Lossless Exchange of Data: Limitations of Localisation Data Exchange Standards and their Effect on Interoperability

-Ruwan Asanka Wasala


Localisation is a relatively new field, one that is constantly changing with the latest technology to offer services that are cheaper, faster and of higher quality. As the complexity of localisation projects increases, interoperability between different localisation tools and technologies becomes ever more important. However, lack of interoperability is a significant problem in localisation. One important aspect of interoperability in localisation is the lossless exchange of data between different technologies and different stages of the overall process.

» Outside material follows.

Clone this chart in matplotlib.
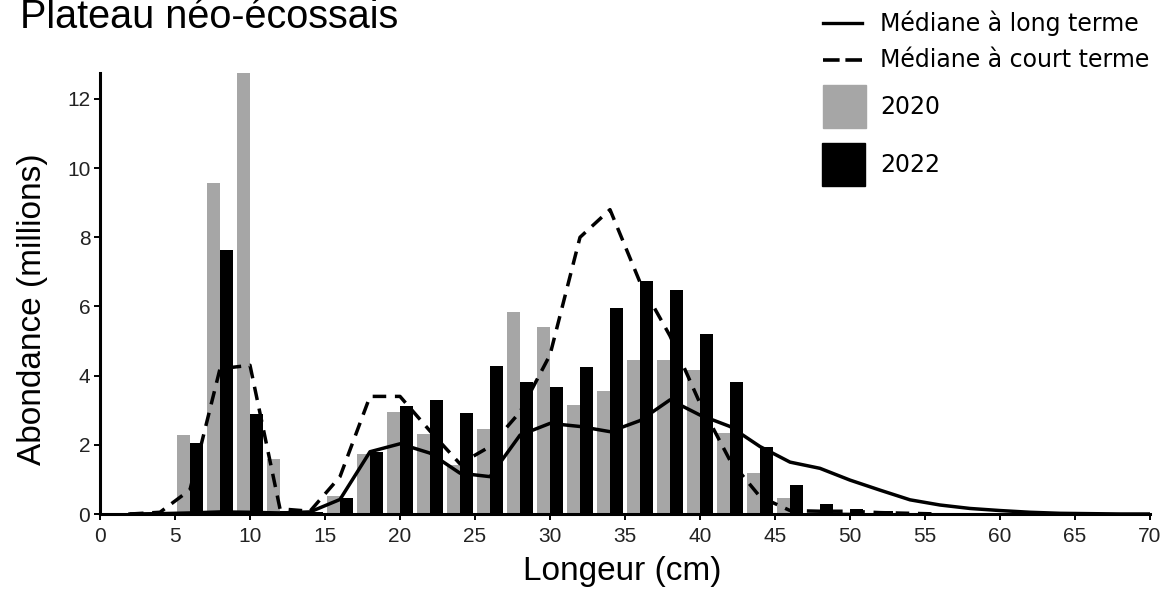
import matplotlib
matplotlib.use("Agg")
import matplotlib.pyplot as plt
from matplotlib.lines import Line2D
from matplotlib.patches import Rectangle
import numpy as np

# ---------------- data ----------------
bins = [6, 8, 10, 12, 14, 16, 18, 20, 22, 24, 26, 28, 30, 32, 34, 36, 38, 40,
        42, 44, 46, 48, 50, 52, 54]
abund_2020 = [2.29, 9.57, 12.8, 1.59, 0.03, 0.52, 1.74, 2.96, 2.31, 1.42, 2.46,
              5.85, 5.40, 3.15, 3.57, 4.44, 4.46, 4.15, 2.35, 1.18, 0.45, 0.12,
              0.07, 0.03, 0.02]
abund_2022 = [2.05, 7.62, 2.88, 0.08, 0.05, 0.47, 1.80, 3.12, 3.30, 2.93, 4.28,
              3.83, 3.68, 4.26, 5.95, 6.75, 6.48, 5.20, 3.83, 1.95, 0.84, 0.29,
              0.14, 0.08, 0.04]

median_lengths = [2, 4, 6, 8, 10, 12, 14, 16, 18, 20, 22, 24, 26, 28, 30, 32, 34,
                  36, 38, 40, 42, 44, 46, 48, 50, 52, 54, 56, 58, 60, 62, 64, 66,
                  68, 70]
median_long = [0.0, 0.01, 0.03, 0.06, 0.05, 0.03, 0.06, 0.42, 1.80, 2.03, 1.76,
               1.18, 1.08, 2.28, 2.62, 2.53, 2.38, 2.70, 3.30, 2.86, 2.53, 1.95,
               1.50, 1.32, 0.98, 0.69, 0.41, 0.26, 0.16, 0.10, 0.05, 0.02, 0.01,
               0.0, 0.0]
short_lengths = [2, 4, 6, 8, 10, 12, 14, 16, 18, 20, 22, 24, 26, 28, 30, 32, 34,
                 36, 38, 40, 42, 44, 46, 48, 50, 52, 54, 56]
median_short = [0.0, 0.05, 0.70, 4.20, 4.30, 0.15, 0.08, 1.08, 3.40, 3.40, 2.40,
                1.45, 1.95, 2.95, 4.60, 8.00, 8.80, 6.70, 5.15, 3.20, 1.55, 0.50,
                0.10, 0.08, 0.08, 0.04, 0.02, 0.0]

title = "Plateau néo-écossais"
xlabel = "Longeur (cm)"
ylabel = "Abondance (millions)"
legend_labels = ["Médiane à long terme", "Médiane à court terme", "2020", "2022"]
xticks = list(range(0, 71, 5))
yticks = list(range(0, 13, 2))

# ---------------- figure ----------------
W, H = 1168, 590
fig = plt.figure(figsize=(W / 100, H / 100), dpi=100)

def fx(px):
    return px / W

def fy(py):
    return 1 - py / H

ax_left, ax_right, ax_top, ax_bottom = 100, 1150, 73, 514
ax = fig.add_axes([fx(ax_left), fy(ax_bottom), fx(ax_right - ax_left),
                   (ax_bottom - ax_top) / H])

GREY = "#a6a6a6"
bw = 0.84
off = 0.44
b = np.array(bins, dtype=float)
ax.bar(b - off, abund_2020, width=bw, color=GREY, linewidth=0, zorder=2)
ax.bar(b + off, abund_2022, width=bw, color="black", linewidth=0, zorder=2)

ax.plot(median_lengths, median_long, color="black", lw=2.5,
        solid_joinstyle="round", zorder=3)
ax.plot(short_lengths, median_short, color="black", lw=2.5,
        linestyle=(0, (3.9, 2.5)), zorder=3)

ax.set_xlim(0, 70)
ax.set_ylim(0, 12.75)
ax.set_xticks(xticks)
ax.set_yticks(yticks)
for s in ["top", "right"]:
    ax.spines[s].set_visible(False)
for s in ["left", "bottom"]:
    ax.spines[s].set_linewidth(2.2)
    ax.spines[s].set_color("black")
ax.tick_params(axis="both", direction="out", length=4.5, width=1.4,
               color="black", labelsize=15, labelcolor="#222222")
ax.tick_params(axis="x", pad=4.5)
ax.tick_params(axis="y", pad=2.5)
for lab in ax.get_xticklabels() + ax.get_yticklabels():
    lab.set_fontfamily("Liberation Sans")

# axis labels & title
fig.text(fx(33), fy(309), ylabel, rotation=90, ha="center", va="center",
         fontsize=24, family="Liberation Sans", color="black")
fig.text(fx(622), fy(580), xlabel, ha="center", va="baseline",
         fontsize=24, family="Liberation Sans", color="black")
fig.text(fx(20), fy(28), title, ha="left", va="baseline",
         fontsize=28.5, family="Liberation Sans", color="black")

# legend (drawn manually)
lfs = 17
fig.add_artist(Line2D([fx(823), fx(862)], [fy(23), fy(23)], color="black",
                      lw=2.4, transform=fig.transFigure))
fig.add_artist(Line2D([fx(823), fx(862)], [fy(60), fy(60)], color="black",
                      lw=2.6, linestyle=(0, (4.6, 1.6)),
                      transform=fig.transFigure))
fig.add_artist(Rectangle((fx(823), fy(128)), fx(43), 43 / H, color=GREY,
                         transform=fig.transFigure))
fig.add_artist(Rectangle((fx(822), fy(186)), fx(43), 43 / H, color="black",
                         transform=fig.transFigure))
for lab, y in zip(legend_labels, [23, 60, 107, 165]):
    fig.text(fx(880), fy(y), lab, ha="left", va="center", fontsize=lfs,
             family="DejaVu Sans", color="black")

fig.savefig("out.png", dpi=100)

Standards play a key role in enabling interoperability. Several standards exist that address data-exchange interoperability. The XML Localisation Interchange File Format (XLIFF) has been developed by a Technical Committee of Organization for the Advancement of Structured Information Standards (OASIS) and is an important standard for enabling interoperability in the localisation domain. It aims to enable the lossless exchange of localisation data and metadata between different technologies. With increased adoption, XLIFF is maturing. Solutions to significant issues relating to the current version of the XLIFF standard and its adoption are being proposed in the context of the development of XLIFF version 2. Important matters for a successful adoption of the standard, such as standard-compliance, conformance and interoperability of technologies claiming to support the standard have not yet been adequately addressed. In this research, we aim to fill this gap by focusing on the identification of limitations of the XLIFF standard and the implementations which are leading to interoperability issues.

First, we conducted a pilot study to gain an in-depth understanding of the features of the localisation data-exchange standards. The pilot study involved a systematic comparison of XLIFF and Localisation Content Exchange, Microsoft’s internal localisation data-exchange format. Having gained a better understanding of the features of localisation data-exchange standards, in our main experiment we focused on identifying the limitations of XLIFF and its implementations. For this purpose we have constructed the first large corpus of XLIFF files that has enabled us to perform various statistical  analyses on the real usage of features of the XLIFF specification. From this research, we could not only identify the limitations that are leading to interoperability issues, but also important features of the standard for successful syntactic and semantic interoperability. In parallel to our main experiment, we designed and created a prototype based on service oriented architecture to investigate interoperability issues among distributed localisation tools and technologies used in the localisation process.

As the main contribution of our thesis, we propose a framework called XML - Data Interoperability Usage Evaluation (XML-DIUE), a systematic approach based on our main experiment, to the identification of limitations of data-exchange standards and implementations. The framework accomplishes this by helping the standard developers to empirically identify the most important elements, the less important elements, the problematic areas, usage patterns, associated tools, and so on. The proposed framework provides a practical approach for improving interoperability of data-exchange formats.